Consumer product design, architecture and urban planning projects ranging from a new campus plan in Egypt to a farming kindergarten in Vietnam have topped this year’s list as “The Green 100”.

This year’s winners of the 2015 Green Good Design Awards were chosen for their role in proving that “design can be a force for positive social change”. While Australia did not make the cut this year, Wishbone Design Studio from Wellington, New Zealand, a company that seeks to create designs that reduce consumption and deliver positive environmental outcomes, was one of 65 product designs chosen.

Twenty-five building and urban planning projects also join the top 100 list, and include the MDU, a mobile dental unit designed by San Francisco architect David Montalba that is literally a dental office on wheels, and the Blooming Bamboo House by Vietnamese studio H&P Architects – the first floating house that can withstand floods up to three metres.

Bloombing Bamboo House by H&P Architects. Located in Hanoi, the house is assembled with bolting, binding, hanging and placing, and features multifunctional spaces that can be used for educational purpose, or as a medical and community centre. Users can build the house by themselves in 25 days, and the house can be mass produced in modules, with each home costing only US $2,500.

Image: HPA

Other practices to make the list include Morphosis Architects, CHANG Architects and gmp Architekten'.

"The products and buildings selected this year respect environmental limits while fulfilling social wants and needs and have become an unparalleled platform for innovation on strategy, design, manufacturing and brand, offering massive opportunities to compete and to adapt to a rapidly evolving world,” said Christian Narkiewicz-Laine, Museum President of The Chicago Athenaeum.

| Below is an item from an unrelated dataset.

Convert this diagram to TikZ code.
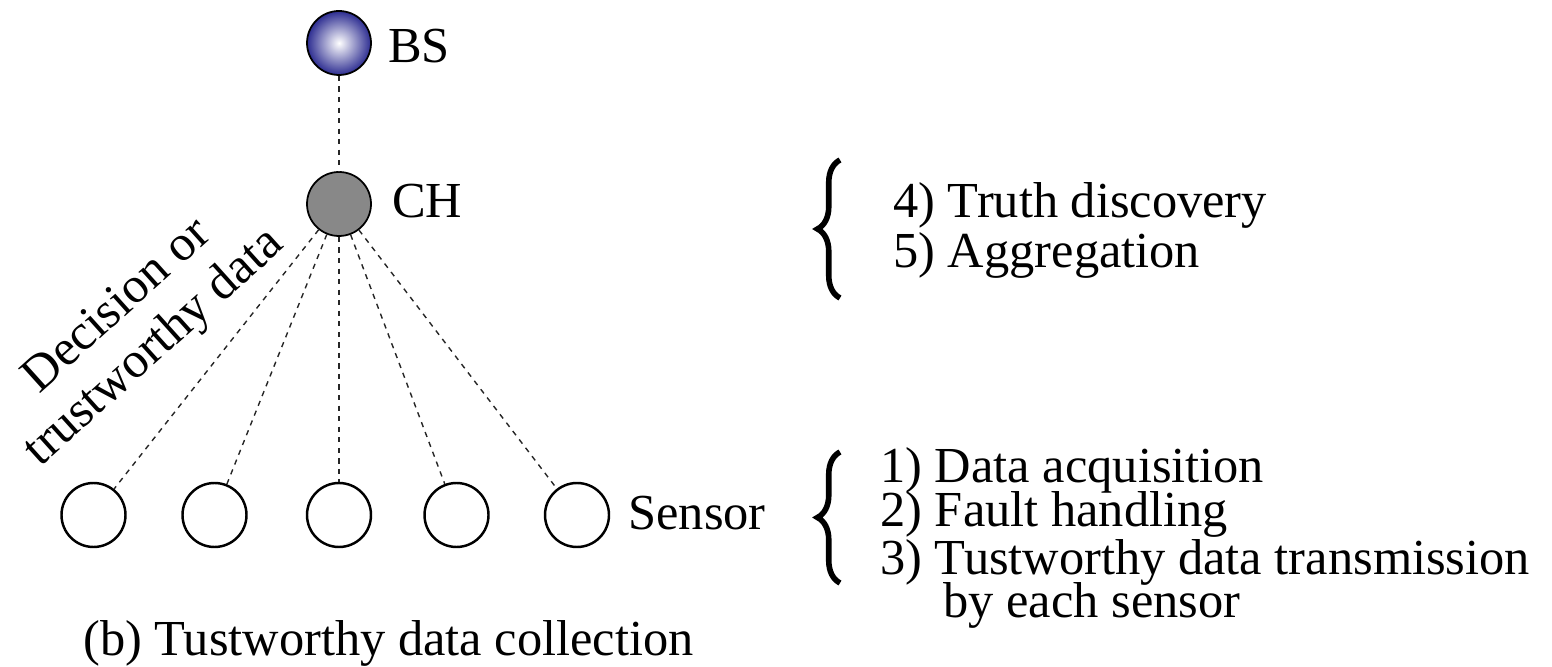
\documentclass[tikz,border=0pt]{standalone}
\usepackage{fontspec}
\setmainfont{Liberation Serif}
\usetikzlibrary{decorations.pathreplacing}
\definecolor{bsblu}{RGB}{45,45,145}
\definecolor{chgrigio}{RGB}{136,136,136}

\begin{document}
\begin{tikzpicture}[
        font=\fontsize{28.7}{28.5}\selectfont,
        nodo/.style={circle, draw=black, line width=1.4pt, minimum size=1.28cm, inner sep=0pt},
        etich/.style={anchor=base west, inner sep=0pt},
        link/.style={dashed, line width=0.8pt, black!85},
        graffa/.style={decorate, decoration={brace, amplitude=0.45cm}, line width=3.2pt}
    ]
        \useasboundingbox (0,0) rectangle (31.04,13.34);

        % Stazione base e cluster head
        \node[nodo, line width=1pt, inner color=white, outer color=bsblu] (bs) at (6.78,12.48) {};
        \node[nodo, line width=1pt, fill=chgrigio] (ch) at (6.78,9.26) {};
        \node[etich] (bslab) at (7.76,12.08) {BS};
        \node[etich] (chlab) at (7.84,8.98) {CH};

        % Sensori
        \foreach \x [count=\i] in {1.87,4.29,6.78,9.13,11.54}
            \node[nodo] (s\i) at (\x,3.04) {};
        \node[etich] (slab) at (12.56,2.74) {Sensor};

        % Collegamenti
        \draw[link] (bs) -- (ch);
        \foreach \i in {1,...,5}
            \draw[link] (ch) -- (s\i);

        \node[rotate=42, align=center, inner sep=0pt] (nota) at (2.74,6.78) {Decision or\\[3pt]trustworthy data};

        % Graffe e passi
        \draw[graffa] (16.8,7.38) -- (16.8,10.14);
        \draw[graffa] (16.8,1.68) -- (16.8,4.3);
        \node[etich] (p4) at (17.86,8.98) {4) Truth discovery};
        \node[etich] (p5) at (17.86,7.98) {5) Aggregation};
        \node[etich] (p1) at (17.6,3.68) {1) Data acquisition};
        \node[etich] (p2) at (17.6,2.8) {2) Fault handling};
        \node[etich] (p3) at (17.6,1.84) {3) Tustworthy data transmission};
        \node[etich] (p3b) at (18.86,0.98) {by each sensor};

        % Didascalia
        \node[etich] (cap) at (1.66,0.24) {(b) Tustworthy data collection};
    \end{tikzpicture}
\end{document}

Berlin-based organisation Little Sun was also awarded a Green Good Design. Founded by Icelandic artist Olafur Eliasson and engineer Frederik Ottesen, the Little Sun is a solar-powered lamp that features the world's most efficient solar cell produced by SunPower. Featuring two light levels, the lamp is easy to use: five hours of charging in the sun produces 10 hours of soft light or four hours of bright light. 

Organised by The Chicago Athenaeum: Museum of Architecture and Design and The European Centre for Architecture Art Design and Urban Studies, the Green Good Design Awards is a special edition of the Good Design awards program. The Green 100 will be featured in an exhibition at The European Centre’s Museum, Contemporary Space Athens in Greece from June 26 to August 10.